Recent studies have shown that heterozygous mutations in KCNJ11, which encodes Kir6.2, the pore-forming subunit of the ATP-sensitive potassium (K(ATP)) channel, cause permanent neonatal diabetes either alone (R201C, R201H) or in association with developmental delay, muscle weakness and epilepsy (V59G,V59M). Functional analysis in the absence of Mg2+, to isolate the inhibitory effects of ATP on Kir6.2, showed that both types of mutation reduce channel inhibition by ATP. However, in pancreatic beta-cells, K(ATP) channel activity is governed by the balance between ATP inhibition via Kir6.2 and Mg-nucleotide stimulation mediated by an auxiliary subunit, the sulphonylurea receptor SUR1. We therefore studied the MgATP sensitivity of KCNJ11 mutant K(ATP) channels expressed in Xenopus oocytes. In contrast to wild-type channels, Mg2+ dramatically reduced the ATP sensitivity of heterozygous R201C, R201H, V59M and V59G channels. This effect was predominantly mediated via the nucleotide-binding domains of SUR1 and resulted from an enhanced stimulatory action of MgATP. Our results therefore demonstrate that KCNJ11 mutations increase the current magnitude of heterozygous K(ATP) channels in two ways: by increasing MgATP activation and by decreasing ATP inhibition. They further show that the fraction of unblocked K(ATP) current at physiological MgATP concentrations correlates with the severity of the clinical phenotype.

Focus on Kir6.2: a key component of the ATP-sensitive potassium channel.

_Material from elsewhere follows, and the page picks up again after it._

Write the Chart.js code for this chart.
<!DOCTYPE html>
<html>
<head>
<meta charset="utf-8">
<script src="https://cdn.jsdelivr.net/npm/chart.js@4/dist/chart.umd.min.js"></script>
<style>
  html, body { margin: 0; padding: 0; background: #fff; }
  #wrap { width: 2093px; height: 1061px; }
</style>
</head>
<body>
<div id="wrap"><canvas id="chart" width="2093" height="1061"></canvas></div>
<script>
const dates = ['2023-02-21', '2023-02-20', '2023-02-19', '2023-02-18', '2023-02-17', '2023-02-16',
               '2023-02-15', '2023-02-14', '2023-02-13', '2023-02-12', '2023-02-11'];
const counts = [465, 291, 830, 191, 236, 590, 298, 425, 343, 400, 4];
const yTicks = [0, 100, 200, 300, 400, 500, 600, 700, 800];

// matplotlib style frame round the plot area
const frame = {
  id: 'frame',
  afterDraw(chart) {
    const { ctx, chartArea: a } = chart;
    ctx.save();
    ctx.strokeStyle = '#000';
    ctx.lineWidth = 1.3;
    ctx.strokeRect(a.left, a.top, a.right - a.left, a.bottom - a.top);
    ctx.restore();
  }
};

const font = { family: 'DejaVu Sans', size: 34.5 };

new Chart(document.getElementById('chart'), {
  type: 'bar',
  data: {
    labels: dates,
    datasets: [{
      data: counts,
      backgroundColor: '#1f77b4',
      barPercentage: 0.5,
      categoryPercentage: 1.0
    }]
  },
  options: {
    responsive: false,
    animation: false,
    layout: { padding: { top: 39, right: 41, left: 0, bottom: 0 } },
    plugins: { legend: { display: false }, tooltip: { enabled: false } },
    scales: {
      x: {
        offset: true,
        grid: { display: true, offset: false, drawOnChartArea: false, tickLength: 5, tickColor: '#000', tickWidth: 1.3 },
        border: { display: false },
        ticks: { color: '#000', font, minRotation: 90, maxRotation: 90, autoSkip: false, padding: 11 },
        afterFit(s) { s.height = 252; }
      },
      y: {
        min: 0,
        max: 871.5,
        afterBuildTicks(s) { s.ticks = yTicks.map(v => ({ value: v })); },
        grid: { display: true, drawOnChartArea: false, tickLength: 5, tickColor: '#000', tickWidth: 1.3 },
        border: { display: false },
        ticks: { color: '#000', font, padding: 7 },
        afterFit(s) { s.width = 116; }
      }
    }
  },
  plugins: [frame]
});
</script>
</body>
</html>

J Mol Cell Cardiol 38:6 (2005) 927-936

Authors:

Shozeb Haider, Jennifer F Antcliff, Peter Proks, Mark SP Sansom, Frances M Ashcroft

Abstract:

ATP-sensitive potassium (K(ATP)) channels are found in a wide variety of cell types where they couple cell metabolism to electrical activity. In glucose-sensing tissues, these channels respond to fluctuating changes in blood glucose concentration, but in other tissues they are activated only under ischemic conditions or in response to hormonal stimulation. Although K(ATP) channels in different tissues have different regulatory subunits, in almost all cases (except vascular smooth muscle) the pore-forming subunit is the inwardly rectifying K(+) channel Kir6.2. This article reviews recent studies of Kir6.2, focussing on the relation between channel structure and function, and on naturally occurring mutations in Kir6.2 that lead to human disease. New insights into the location of the ATP-binding site, the permeation pathway for K(+), and the gating of the pore provided by homology modelling are discussed in relation to functional studies. Gain-of-function mutations in Kir6.2 cause permanent neonatal diabetes mellitus (PNDM) by reducing the ATP sensitivity of the K(ATP) channel and increasing the K(ATP) current, which is predicted to inhibit beta-cell electrical activity and insulin secretion. Mutations at specific residues, that cause a greater decrease in ATP sensitivity, are associated with additional neurological symptoms. The molecular mechanism underlying the differences in ATP sensitivity produced by these two classes of mutations is discussed. We speculate on how some mutations lead to neurological disease and why no obvious cardiac symptoms are observed. We also consider the implications of these studies for type-2 diabetes.